Korean fried chicken gives new meaning to the letters K-F-C. But, unlike Colonel Sanders’ original recipe, the ingredients are no secret.
Some of the most popular marinades for South Korean-style chicken are soy sauce and garlic, but the quintessential flavor is a sweet and spicy coating called yangnyum.
Fried chicken is huge in South Korea. There are about 50,000 fried chicken restaurants throughout the country. Most are small franchises that deliver to your door on motorbike. It’s not unusual for there to be dozens of chicken joints in any one neighborhood. In fact, there are so many that South Korea had to adopt regulations to limit the number opening on one block.
Jeong Eun-jeong, author of the book “The Tale of Chicken in the Republic of Korea,” says these restaurants exploded onto the scene 20 years ago, following the devastating Asian financial crisis, when many Korean men lost their jobs.

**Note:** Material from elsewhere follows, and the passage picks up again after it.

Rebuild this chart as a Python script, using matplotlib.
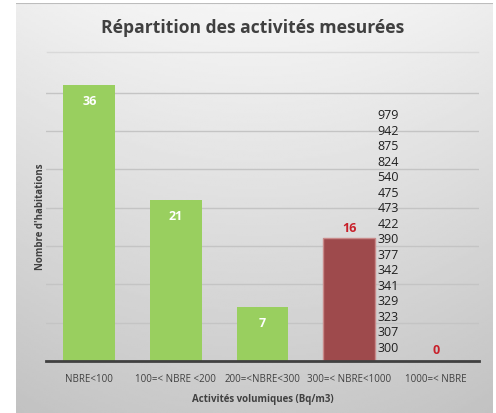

“A lot of these middle-aged men opened chicken franchises at that time,” she says.
She says that has a lot to do with why South Koreans eat so much fried chicken today — suddenly there were just so many of these restaurants.
Jeong adds that entrepreneurs continue to open chicken franchises because of the low initial investment and overhead costs, even if they have no experience in the food industry or don't know how to cook.
Park Shi-kyung, 45, took out a $150,000 loan to open a franchise restaurant three years ago. It’s one of 50 chicken places in his district.
He already owned a sign-making business, but he needed more money to pay for his children’s after-school tutoring — a huge expense for most Korean families.
Park admits that running a chicken restaurant is not as easy as he thought it would be.
“On average, in a month, I don’t make any money at all,” Park says with a sigh. “After paying back the loan, buying ingredients, paying my staff and rent, my profits are zero.”
“Most chicken restaurant owners use their apartments as collateral when they take out a loan to open their restaurants, so they also lose their homes when the business fails,” Jeong says.
She estimates that each year, about half of the chicken restaurants in Korea go out of business. But that doesn’t seem to discourage people from opening new ones.
And a lack of jobs for college graduates means that restaurant owners are getting younger.
Six months ago, 31-year-old Lee Seon-young opened his own chicken joint, despite knowing how tough the industry is. Well, now he understands it better. He says there’s even a clever expression to describe the fierce competition.
“We call it 'the chicken game,'” he says. “People lower their prices to be competitive and that ends up putting them out of business.”